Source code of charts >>
——————

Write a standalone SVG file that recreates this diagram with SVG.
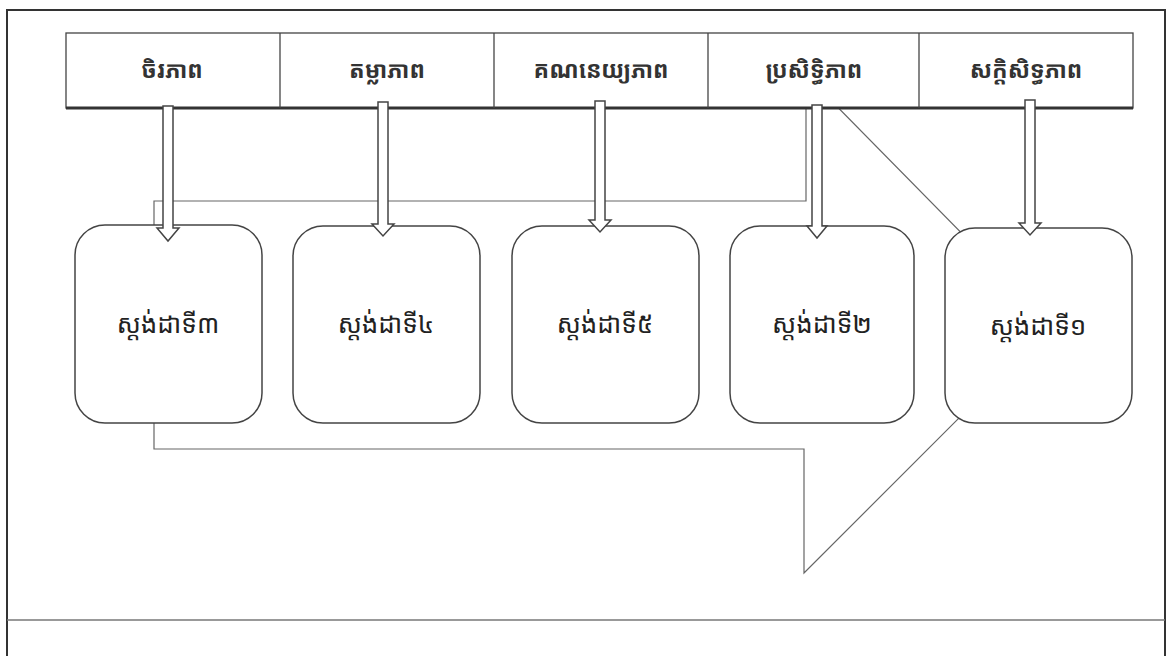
<svg xmlns="http://www.w3.org/2000/svg" width="1171" height="656" viewBox="0 0 1171 656">
<style>
.frame{fill:none;stroke:#333;stroke-width:2}
.sep{fill:none;stroke:#777;stroke-width:1.5}
.big{fill:none;stroke:#666;stroke-width:1.2}
.band{fill:#fff;stroke:#444;stroke-width:1.3}
.bandbot{stroke:#333;stroke-width:3}
.div{stroke:#444;stroke-width:1.3}
.hdr{font-family:"Noto Sans Khmer","Khmer OS","Noto Sans",sans-serif;font-size:23px;font-weight:bold;fill:#333;text-anchor:middle}
.box{fill:#fff;stroke:#444;stroke-width:1.5}
.lbl{font-family:"Noto Sans Khmer","Khmer OS","Noto Sans",sans-serif;font-size:26px;fill:#222;text-anchor:middle}
.arr{fill:#fff;stroke:#444;stroke-width:1.5;stroke-linejoin:miter}
</style>
<rect x="0" y="0" width="1171" height="656" fill="#fff"/>
<path class="frame" d="M7,662 L7,10 L1165,10 L1165,662"/>
<line class="sep" x1="7" y1="620" x2="1165" y2="620"/>
<g id="connectors">
<polygon class="big" points="154,201 806,201 806,75 1052,325 804,573 804,449 154,449"/>
</g>
<g id="band">
<rect class="band" x="66" y="33" width="1067" height="75"/>
<line class="bandbot" x1="66" y1="108" x2="1133" y2="108"/>
<line class="div" x1="280" y1="33" x2="280" y2="108"/>
<line class="div" x1="494" y1="33" x2="494" y2="108"/>
<line class="div" x1="708" y1="33" x2="708" y2="108"/>
<line class="div" x1="919" y1="33" x2="919" y2="108"/>
</g>
<g id="h1"><text class="hdr" x="172" y="78">ចិរភាព</text></g>
<g id="h2"><text class="hdr" x="387" y="78">តម្លាភាព</text></g>
<g id="h3"><text class="hdr" x="601" y="78">គណនេយ្យភាព</text></g>
<g id="h4"><text class="hdr" x="814" y="78">ប្រសិទ្ធិភាព</text></g>
<g id="h5"><text class="hdr" x="1026" y="78">សក្តិសិទ្ធភាព</text></g>
<g id="n3"><rect class="box" x="75" y="225" width="187" height="198" rx="30" ry="30"/><text class="lbl" x="168" y="333">ស្តង់ដាទី៣</text></g>
<g id="n4"><rect class="box" x="293" y="226" width="187" height="197" rx="30" ry="30"/><text class="lbl" x="386" y="333">ស្តង់ដាទី៤</text></g>
<g id="n5"><rect class="box" x="512" y="226" width="187" height="197" rx="30" ry="30"/><text class="lbl" x="605" y="333">ស្តង់ដាទី៥</text></g>
<g id="n2"><rect class="box" x="730" y="226" width="184" height="197" rx="30" ry="30"/><text class="lbl" x="822" y="333">ស្តង់ដាទី២</text></g>
<g id="n1"><rect class="box" x="945" y="228" width="187" height="195" rx="30" ry="30"/><text class="lbl" x="1038" y="335">ស្តង់ដាទី១</text></g>
<g id="arrows">
<polygon class="arr" points="163,106 173,106 173,228 179,228 168,241 157,228 163,228"/>
<polygon class="arr" points="378,102 388,102 388,224 394,224 383,236 372,224 378,224"/>
<polygon class="arr" points="595,101 605,101 605,220 611,220 600,232 589,220 595,220"/>
<polygon class="arr" points="812,105 822,105 822,226 827,226 817,238 807,226 812,226"/>
<polygon class="arr" points="1025,100 1035,100 1035,223 1041,223 1030,235 1019,223 1025,223"/>
</g>
</svg>
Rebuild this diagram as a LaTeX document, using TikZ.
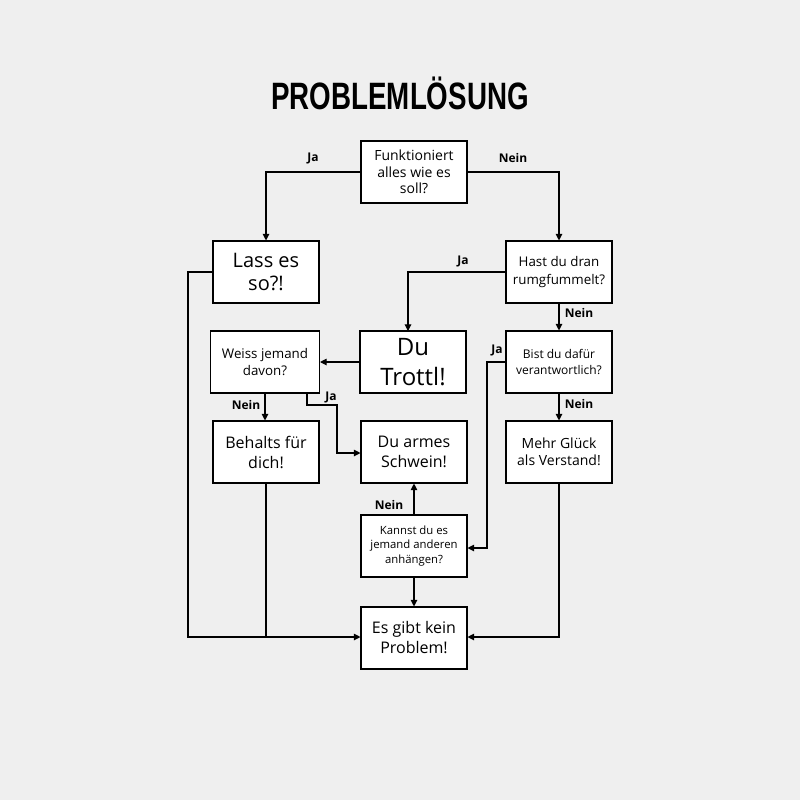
\documentclass[tikz,border=0pt]{standalone}
\usepackage{fontspec}
\setmainfont{Open Sans}
\newfontfamily\titlefont{Liberation Sans}
\usetikzlibrary{arrows.meta, positioning}
\definecolor{bggray}{HTML}{EFEFEF}
\tikzset{
  box/.style={rectangle, draw=black, thick, fill=white, minimum width=79.5pt, minimum height=46.5pt, inner sep=1pt, align=center, font=\fontsize{10.5}{12.5}\selectfont},
  arrow/.style={-{Triangle[length=5pt,width=5pt]}, thick},
  line/.style={thick},
  lbl/.style={font=\bfseries\fontsize{9}{10}\selectfont}
}
\begin{document}
\begin{tikzpicture}[x=0.75pt, y=-0.75pt]
\fill[bggray] (0,0) rectangle (800,800);
\useasboundingbox (0,0) rectangle (800,800);

% title
\node (title) at (400,93) {\titlefont\bfseries\fontsize{26}{28}\selectfont\scalebox{0.8}[1.1]{PROBLEMLÖSUNG}};

% boxes
\node[box] (works) at (414,172) {Funktioniert\\alles wie es\\soll?};
\node[box, font=\fontsize{15}{17}\selectfont] (leave) at (266,272) {Lass es\\so?!};
\node[box, font=\fontsize{10}{13}\selectfont] (touched) at (559,272) {Hast du dran\\rumgfummelt?};
\node[box, font=\fontsize{18}{22}\selectfont] (idiot) at (413,362) {Du\\Trottl!};
\node[box, minimum width=81.75pt, font=\fontsize{10}{13}\selectfont] (knows) at (265,362) {Weiss jemand\\davon?};
\node[box, font=\fontsize{9}{12}\selectfont] (resp) at (559,362) {Bist du dafür\\verantwortlich?};
\node[box, font=\fontsize{12}{15}\selectfont] (keep) at (266,452) {Behalts für\\dich!};
\node[box, font=\fontsize{12}{15}\selectfont] (poor) at (414,452) {Du armes\\Schwein!};
\node[box] (luck) at (559,452) {Mehr Glück\\als Verstand!};
\node[box, font=\fontsize{8.5}{11}\selectfont] (blame) at (414,546) {Kannst du es\\jemand anderen\\anhängen?};
\node[box, font=\fontsize{12}{15}\selectfont] (noprob) at (414,638) {Es gibt kein\\Problem!};

% connectors
\draw[arrow] (works.west) -| (leave.north);
\node[lbl] (ja1) at (313,158) {Ja};
\draw[arrow] (works.east) -| (touched.north);
\node[lbl] (nein1) at (513,158) {Nein};
\draw[arrow] (touched.west) -| (408,331);
\node[lbl] (ja2) at (463,261) {Ja};
\draw[arrow] (touched) -- (resp);
\node[lbl] (nein2) at (579,313) {Nein};
\draw[arrow] (idiot) -- (knows);
\draw[arrow] (265,393) -- (keep.north -| 265,0);
\node[lbl] (nein3) at (246,405) {Nein};
\draw[arrow] (307,393) -- (307,405) -- (337,405) -- (337,453) -- (poor.west |- 0,453);
\node[lbl] (ja3) at (331,397) {Ja};
\draw[arrow] (resp.west) -- (487,362) -- (487,548) -- (blame.east |- 0,548);
\node[lbl] (ja4) at (497,350) {Ja};
\draw[arrow] (resp) -- (luck);
\node[lbl] (nein4) at (579,404) {Nein};
\draw[arrow] (blame) -- (poor);
\node[lbl] (nein5) at (389,505) {Nein};
\draw[arrow] (blame) -- (noprob);
\draw[arrow] (leave.west) -- (188,272) -- (188,637) -- (noprob.west |- 0,637);
\draw[line] (keep.south) -- (266,637);
\draw[arrow] (luck.south) -- (559,637) -- (noprob.east |- 0,637);
\end{tikzpicture}
\end{document}
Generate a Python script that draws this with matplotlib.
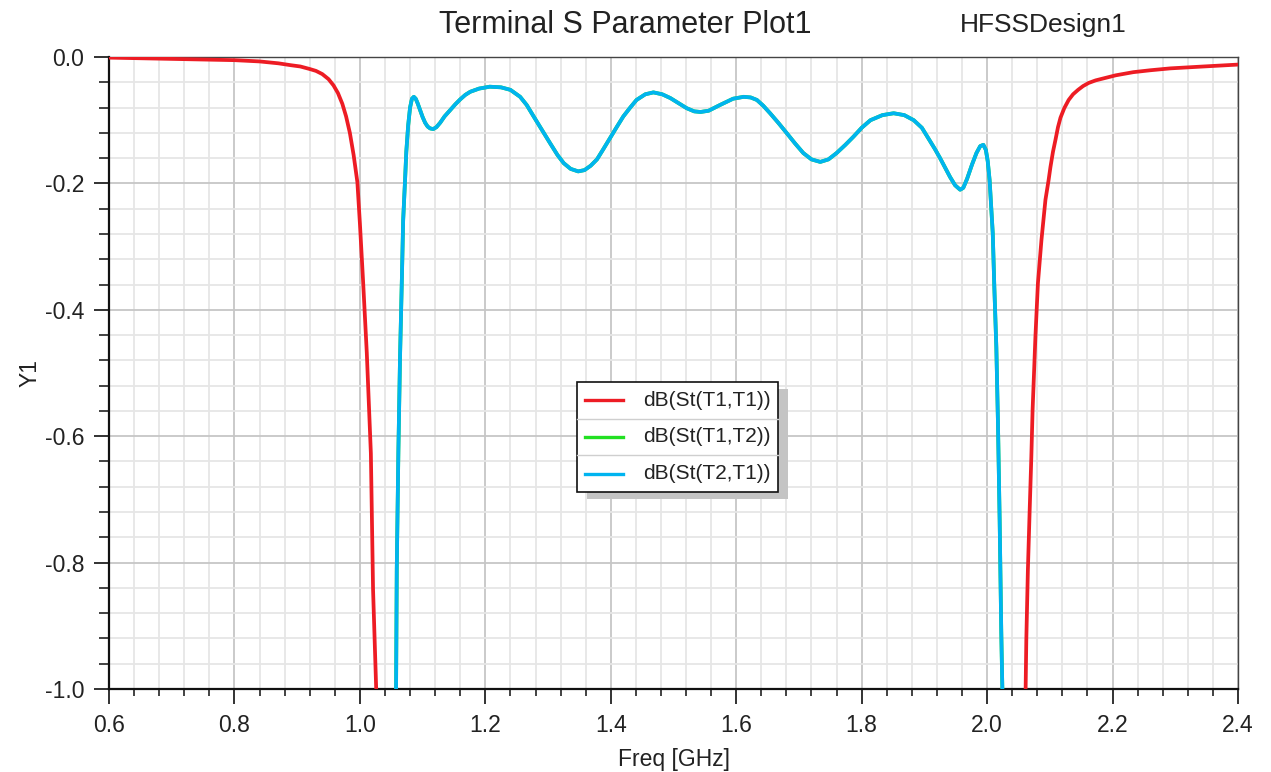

——————

What the task requires >>
Begin with the line that contains "Rebuild this diagram", end with the line that contains "(title) at (400,93)", and set down every line in that range exactly as it stands, minus the pictures.

Written response >>
Rebuild this diagram as a LaTeX document, using TikZ.
\documentclass[tikz,border=0pt]{standalone}
\usepackage{fontspec}
\setmainfont{Open Sans}
\newfontfamily\titlefont{Liberation Sans}
\usetikzlibrary{arrows.meta, positioning}
\definecolor{bggray}{HTML}{EFEFEF}
\tikzset{
  box/.style={rectangle, draw=black, thick, fill=white, minimum width=79.5pt, minimum height=46.5pt, inner sep=1pt, align=center, font=\fontsize{10.5}{12.5}\selectfont},
  arrow/.style={-{Triangle[length=5pt,width=5pt]}, thick},
  line/.style={thick},
  lbl/.style={font=\bfseries\fontsize{9}{10}\selectfont}
}
\begin{document}
\begin{tikzpicture}[x=0.75pt, y=-0.75pt]
\fill[bggray] (0,0) rectangle (800,800);
\useasboundingbox (0,0) rectangle (800,800);

% title
\node (title) at (400,93) {\titlefont\bfseries\fontsize{26}{28}\selectfont\scalebox{0.8}[1.1]{PROBLEMLÖSUNG}};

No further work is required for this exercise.